The burial of a high-ranking officer with a ceremonial carriage from Durostorum / Silistra


The burial of a high-ranking officer with a ceremonial carriage from Durostorum / Silistra

Boyan Dumanov.Силистра: 2013



Predominantly, the carriage finds as parts of burial complexes discovered on the Balkans, originate from the region to the south of Haemus or the territory of the Roman province of Thrace. Currently, north of Haemus, two-wheeled and four-wheeled carriages have been found only in the vicinity of the village of Telets, in the region of Razgrad, and the Durostorum grave. At the same time, however, this custom does not pertain just to the Balkans, but has also been documented in Pannonia.

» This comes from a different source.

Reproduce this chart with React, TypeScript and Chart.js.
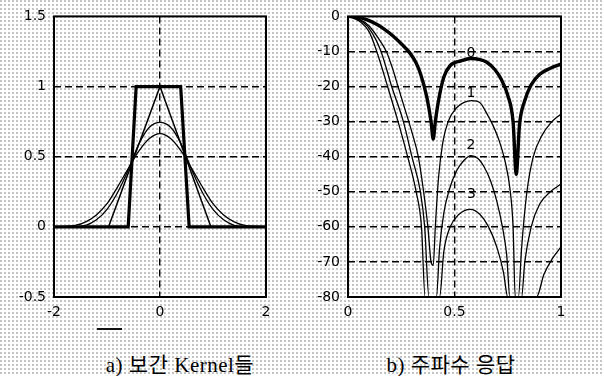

Consequently, in the context of the Roman provincial culture, this does not constitute a unique Thracian phenomenon but is rather a manifestation of elitism. The grave finds, as well as the structure of the carriage itself, indicate this to be the latest occurrence of such custom on the Balkan Peninsula in a period when the custom of burying carriages in or in the vicinity of the grave had long been abandoned south of Haemus.

The custom of depositing weapons in the burial facility, especially in such numbers, is also not among the typical characteristics of the burial ritual in the course of the Roman imperial period. The rare finds of swords in graves mainly originate from tumuli or single graves in complexes south of Haemus. Apart from the Durostorum swords, the only similar find in Moesia of a sword excavated from a grave with a dead body is from the village of Snezhina, region of Varna. These circumstances enable us to assume that the officer buried with the carriage, weapons and military insignia can’t have been born in the Roman provinces, but must have been of a barbarian origin, holding high-ranking positions in the military hierarchy. This is further confirmed by the fact that the social status symbols themselves (ornamenta dignitatis) were also placed in the grave, a practice which was not common among the representatives of the population holding the status of a Roman citizen, who therefore identified themselves as Romans. Between the 3rd century and the beginning of the 4th, such situations are familiar from areas beyond the Roman provinces and mostly in Germanic burials beyond the Rhine and the Upper Danube. The warrior affiliations of the Germanic individuals who served in the Roman army is demonstrated by placing silver spurs in the graves, while the golden or silver brooche along with the folded cloak are placed at the feet of the deceased. On the other hand, however, similar insignia, known from the territory of the Roman provinces, mostly the Balkans, became known due to their being deposited as hoards, since they were considered to be family heirloom, not just forms of personal prestige.

The precise ethnic background of the Durostorum officer is hard to determine. Having in mind that he achieved the highest point in his career in Gaul, Raetia, Noricum or Pannonia, his origin could be associated with the Germanic people involved in the defense of those provinces. The richly decorated with inlays sword, on the other hand, has counterparts mainly among artifacts from the Sarmatian or North Black Sea region. During the second half of the 3rd and the 4th century, Sarmatians inhabited the area immediately to the east of Pannonia, between the Middle Danube and the Tisza River, and this ethnic group was traditionally recruited to serve in the auxiliary troops for the Roman legions, especially in the western provinces.

How that officer ended up in Durostorum could be explained by the fact that he might have been stationed in the city upon his retirement or redeployed in the Lower Danube area. Between the late 3rd century and the early 4th century, the price of a carriage is estimated to have been between 7,000 and 10,000 denarii. For the average Roman citizen that must have been a comparatively large of amount of money, moreover, having in mind that at the time, the annual salary of a legionary could reach 7,500 denarii. The buried officer did not hold an ordinary military rank, and most likely belonged to the elite cavalry (equites promote), whose salary could reach 54,000 denarii per year. The wealth of the grave find, as well as its location in the still functioning necropolis of the city, indicates that this must have been a renowned member of the local elite. The luxury vehicle buried with him attests to his high financial status and active involvement in the social life of this important Roman city on the Danube.